■ **Problem to work on**
Repeat, please, only the lines from the top of the data down to the line with "from matplotlib.lines import Line2D"; include both of those lines.

--- BEGIN Material ---

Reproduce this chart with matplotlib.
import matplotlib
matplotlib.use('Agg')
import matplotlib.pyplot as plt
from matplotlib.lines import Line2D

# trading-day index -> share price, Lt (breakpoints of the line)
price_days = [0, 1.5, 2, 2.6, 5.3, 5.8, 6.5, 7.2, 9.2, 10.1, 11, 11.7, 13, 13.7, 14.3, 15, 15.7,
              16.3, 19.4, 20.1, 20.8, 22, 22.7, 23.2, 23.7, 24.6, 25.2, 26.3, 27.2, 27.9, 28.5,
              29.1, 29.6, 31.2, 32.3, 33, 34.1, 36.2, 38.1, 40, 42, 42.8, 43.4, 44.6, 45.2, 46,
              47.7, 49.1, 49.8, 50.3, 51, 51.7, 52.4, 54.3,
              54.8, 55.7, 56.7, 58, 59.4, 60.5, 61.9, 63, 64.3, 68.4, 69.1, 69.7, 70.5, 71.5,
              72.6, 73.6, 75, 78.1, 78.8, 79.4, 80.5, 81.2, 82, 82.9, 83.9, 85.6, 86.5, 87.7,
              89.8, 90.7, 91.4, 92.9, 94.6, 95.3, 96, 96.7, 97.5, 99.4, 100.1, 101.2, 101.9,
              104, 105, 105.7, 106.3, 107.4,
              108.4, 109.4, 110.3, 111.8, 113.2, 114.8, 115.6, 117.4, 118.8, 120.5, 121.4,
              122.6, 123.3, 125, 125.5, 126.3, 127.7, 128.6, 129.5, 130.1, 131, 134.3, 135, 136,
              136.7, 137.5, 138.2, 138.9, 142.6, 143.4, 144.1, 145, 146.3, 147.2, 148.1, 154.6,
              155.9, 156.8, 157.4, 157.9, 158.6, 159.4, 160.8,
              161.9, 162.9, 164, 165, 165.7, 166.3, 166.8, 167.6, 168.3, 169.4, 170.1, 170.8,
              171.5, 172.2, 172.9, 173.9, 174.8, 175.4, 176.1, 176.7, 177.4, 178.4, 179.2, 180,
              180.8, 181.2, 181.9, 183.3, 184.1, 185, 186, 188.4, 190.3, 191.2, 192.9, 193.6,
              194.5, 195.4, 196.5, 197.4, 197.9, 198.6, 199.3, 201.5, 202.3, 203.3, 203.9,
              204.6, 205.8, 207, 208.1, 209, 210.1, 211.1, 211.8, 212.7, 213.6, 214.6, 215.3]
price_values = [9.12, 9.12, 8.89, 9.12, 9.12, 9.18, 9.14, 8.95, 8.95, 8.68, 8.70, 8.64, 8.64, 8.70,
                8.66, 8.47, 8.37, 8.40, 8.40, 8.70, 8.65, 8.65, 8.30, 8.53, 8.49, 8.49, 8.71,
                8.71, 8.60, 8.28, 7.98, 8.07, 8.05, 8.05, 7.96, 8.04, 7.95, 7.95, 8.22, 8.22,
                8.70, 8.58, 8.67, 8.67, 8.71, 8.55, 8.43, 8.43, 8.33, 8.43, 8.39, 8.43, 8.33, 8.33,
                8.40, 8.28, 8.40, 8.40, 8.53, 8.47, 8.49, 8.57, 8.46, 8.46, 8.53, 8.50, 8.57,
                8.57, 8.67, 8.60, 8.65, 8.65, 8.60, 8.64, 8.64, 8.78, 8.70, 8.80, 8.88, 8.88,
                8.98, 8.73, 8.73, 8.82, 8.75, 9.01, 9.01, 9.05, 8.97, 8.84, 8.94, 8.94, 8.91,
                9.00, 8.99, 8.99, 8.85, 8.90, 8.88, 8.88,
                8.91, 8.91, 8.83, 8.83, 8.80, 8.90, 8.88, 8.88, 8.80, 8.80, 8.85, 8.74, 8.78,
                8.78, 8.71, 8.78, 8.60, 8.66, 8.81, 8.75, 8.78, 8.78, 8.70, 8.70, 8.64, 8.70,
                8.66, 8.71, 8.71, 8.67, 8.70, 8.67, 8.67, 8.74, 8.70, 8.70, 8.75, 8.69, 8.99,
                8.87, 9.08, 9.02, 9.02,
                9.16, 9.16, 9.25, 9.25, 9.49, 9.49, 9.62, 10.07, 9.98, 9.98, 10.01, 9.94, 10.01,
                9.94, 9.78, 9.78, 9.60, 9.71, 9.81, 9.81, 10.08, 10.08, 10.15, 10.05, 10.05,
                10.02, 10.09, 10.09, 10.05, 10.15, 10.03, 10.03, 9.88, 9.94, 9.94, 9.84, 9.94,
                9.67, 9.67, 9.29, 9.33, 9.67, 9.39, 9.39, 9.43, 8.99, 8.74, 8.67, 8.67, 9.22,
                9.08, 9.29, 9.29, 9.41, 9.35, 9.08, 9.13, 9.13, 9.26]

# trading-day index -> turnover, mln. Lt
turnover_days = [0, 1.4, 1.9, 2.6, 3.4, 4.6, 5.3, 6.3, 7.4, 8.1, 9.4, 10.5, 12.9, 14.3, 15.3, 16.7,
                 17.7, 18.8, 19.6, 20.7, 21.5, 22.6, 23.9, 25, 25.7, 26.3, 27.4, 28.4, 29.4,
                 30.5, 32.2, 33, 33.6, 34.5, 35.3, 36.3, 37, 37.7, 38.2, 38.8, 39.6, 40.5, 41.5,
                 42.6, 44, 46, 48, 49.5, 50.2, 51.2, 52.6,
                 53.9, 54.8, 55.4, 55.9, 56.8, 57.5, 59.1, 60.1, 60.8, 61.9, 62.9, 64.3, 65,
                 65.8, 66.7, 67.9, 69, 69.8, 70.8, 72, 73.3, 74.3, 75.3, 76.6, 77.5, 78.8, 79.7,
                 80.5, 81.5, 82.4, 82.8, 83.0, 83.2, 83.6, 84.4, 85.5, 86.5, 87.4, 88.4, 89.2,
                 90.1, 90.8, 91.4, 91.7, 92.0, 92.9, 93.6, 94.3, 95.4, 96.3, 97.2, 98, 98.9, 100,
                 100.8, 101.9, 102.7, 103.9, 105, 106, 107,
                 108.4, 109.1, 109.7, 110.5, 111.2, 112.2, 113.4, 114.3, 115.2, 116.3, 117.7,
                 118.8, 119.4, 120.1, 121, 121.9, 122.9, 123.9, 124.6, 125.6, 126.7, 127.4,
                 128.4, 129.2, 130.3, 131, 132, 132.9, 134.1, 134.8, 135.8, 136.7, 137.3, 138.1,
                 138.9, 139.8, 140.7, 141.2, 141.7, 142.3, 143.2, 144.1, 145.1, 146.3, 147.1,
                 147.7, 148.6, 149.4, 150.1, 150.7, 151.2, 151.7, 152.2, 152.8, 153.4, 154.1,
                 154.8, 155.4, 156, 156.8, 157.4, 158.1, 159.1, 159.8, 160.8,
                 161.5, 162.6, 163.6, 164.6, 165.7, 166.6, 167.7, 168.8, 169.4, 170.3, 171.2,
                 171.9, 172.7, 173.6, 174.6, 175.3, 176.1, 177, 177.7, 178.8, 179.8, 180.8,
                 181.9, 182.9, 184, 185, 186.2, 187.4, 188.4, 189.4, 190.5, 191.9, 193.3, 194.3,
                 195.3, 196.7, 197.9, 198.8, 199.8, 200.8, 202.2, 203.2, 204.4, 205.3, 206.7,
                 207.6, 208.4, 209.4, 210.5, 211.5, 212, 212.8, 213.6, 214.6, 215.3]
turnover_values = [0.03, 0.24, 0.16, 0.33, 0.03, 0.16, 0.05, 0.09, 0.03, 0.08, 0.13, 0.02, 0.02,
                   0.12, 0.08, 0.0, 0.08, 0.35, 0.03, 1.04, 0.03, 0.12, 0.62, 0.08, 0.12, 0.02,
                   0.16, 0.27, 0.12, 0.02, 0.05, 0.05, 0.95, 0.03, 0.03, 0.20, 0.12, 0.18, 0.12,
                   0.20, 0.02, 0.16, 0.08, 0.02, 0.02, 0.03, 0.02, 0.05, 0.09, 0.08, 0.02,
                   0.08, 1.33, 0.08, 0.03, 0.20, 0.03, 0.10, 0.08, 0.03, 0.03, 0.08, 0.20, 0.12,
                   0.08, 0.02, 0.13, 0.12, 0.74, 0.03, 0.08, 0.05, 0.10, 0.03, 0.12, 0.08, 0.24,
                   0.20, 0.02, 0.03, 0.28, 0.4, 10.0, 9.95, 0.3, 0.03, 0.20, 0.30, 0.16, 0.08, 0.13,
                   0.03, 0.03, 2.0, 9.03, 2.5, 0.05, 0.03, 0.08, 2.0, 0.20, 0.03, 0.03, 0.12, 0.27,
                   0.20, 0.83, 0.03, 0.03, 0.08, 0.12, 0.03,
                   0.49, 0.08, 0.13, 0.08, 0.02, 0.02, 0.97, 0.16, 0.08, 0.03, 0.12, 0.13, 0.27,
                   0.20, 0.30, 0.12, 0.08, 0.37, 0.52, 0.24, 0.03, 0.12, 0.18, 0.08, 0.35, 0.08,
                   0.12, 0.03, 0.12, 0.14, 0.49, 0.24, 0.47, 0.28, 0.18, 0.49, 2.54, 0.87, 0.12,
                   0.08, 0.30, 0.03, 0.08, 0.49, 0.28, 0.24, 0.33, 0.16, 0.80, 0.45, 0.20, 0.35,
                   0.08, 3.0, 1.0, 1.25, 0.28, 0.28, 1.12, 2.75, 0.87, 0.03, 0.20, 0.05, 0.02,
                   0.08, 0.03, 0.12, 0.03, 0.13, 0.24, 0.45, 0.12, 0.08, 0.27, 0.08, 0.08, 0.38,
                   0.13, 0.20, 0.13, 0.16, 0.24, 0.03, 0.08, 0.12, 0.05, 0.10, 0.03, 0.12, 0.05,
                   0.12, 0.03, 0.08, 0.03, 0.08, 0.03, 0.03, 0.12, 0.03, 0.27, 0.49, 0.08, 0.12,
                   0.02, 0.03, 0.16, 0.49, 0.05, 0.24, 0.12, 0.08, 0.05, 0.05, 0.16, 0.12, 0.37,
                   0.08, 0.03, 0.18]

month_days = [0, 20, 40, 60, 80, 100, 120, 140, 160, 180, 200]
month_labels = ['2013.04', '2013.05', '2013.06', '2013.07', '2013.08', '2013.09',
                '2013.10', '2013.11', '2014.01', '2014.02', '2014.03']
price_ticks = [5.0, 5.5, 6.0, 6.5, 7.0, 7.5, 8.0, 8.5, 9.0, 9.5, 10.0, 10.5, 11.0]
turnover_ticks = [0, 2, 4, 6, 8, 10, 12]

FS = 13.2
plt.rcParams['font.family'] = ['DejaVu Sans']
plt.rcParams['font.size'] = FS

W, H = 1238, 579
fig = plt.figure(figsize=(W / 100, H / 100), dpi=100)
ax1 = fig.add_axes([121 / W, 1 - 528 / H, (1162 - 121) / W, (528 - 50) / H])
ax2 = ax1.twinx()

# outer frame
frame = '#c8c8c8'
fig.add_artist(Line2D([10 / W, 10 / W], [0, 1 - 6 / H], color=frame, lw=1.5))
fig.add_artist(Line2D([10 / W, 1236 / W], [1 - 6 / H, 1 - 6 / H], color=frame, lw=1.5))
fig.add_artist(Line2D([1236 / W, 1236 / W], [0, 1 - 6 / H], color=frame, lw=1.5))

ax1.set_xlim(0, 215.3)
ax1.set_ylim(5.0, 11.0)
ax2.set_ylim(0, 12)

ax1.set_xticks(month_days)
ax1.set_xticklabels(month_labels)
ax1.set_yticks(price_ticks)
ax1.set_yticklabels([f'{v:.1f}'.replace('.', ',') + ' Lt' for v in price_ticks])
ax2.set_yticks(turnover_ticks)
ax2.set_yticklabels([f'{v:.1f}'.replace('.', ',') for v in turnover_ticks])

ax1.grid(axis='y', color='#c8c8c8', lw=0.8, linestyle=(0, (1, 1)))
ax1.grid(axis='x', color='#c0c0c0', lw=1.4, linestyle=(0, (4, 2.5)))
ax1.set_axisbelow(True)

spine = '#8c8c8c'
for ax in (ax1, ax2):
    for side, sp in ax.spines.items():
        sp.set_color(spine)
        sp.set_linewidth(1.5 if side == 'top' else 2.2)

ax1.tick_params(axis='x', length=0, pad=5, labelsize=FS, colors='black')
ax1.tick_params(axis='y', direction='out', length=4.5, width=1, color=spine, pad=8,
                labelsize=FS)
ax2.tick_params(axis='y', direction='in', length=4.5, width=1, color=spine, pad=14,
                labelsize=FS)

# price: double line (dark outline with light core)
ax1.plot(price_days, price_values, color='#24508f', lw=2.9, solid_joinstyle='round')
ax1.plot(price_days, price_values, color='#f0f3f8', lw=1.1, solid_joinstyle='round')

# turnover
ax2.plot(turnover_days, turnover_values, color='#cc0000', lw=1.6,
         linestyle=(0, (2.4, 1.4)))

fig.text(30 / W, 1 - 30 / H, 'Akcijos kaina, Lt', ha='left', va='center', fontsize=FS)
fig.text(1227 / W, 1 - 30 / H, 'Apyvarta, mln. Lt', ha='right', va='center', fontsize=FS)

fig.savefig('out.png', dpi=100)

--- END Material ---

■ **Full output**
Reproduce this chart with matplotlib.
import matplotlib
matplotlib.use('Agg')
import matplotlib.pyplot as plt
from matplotlib.lines import Line2D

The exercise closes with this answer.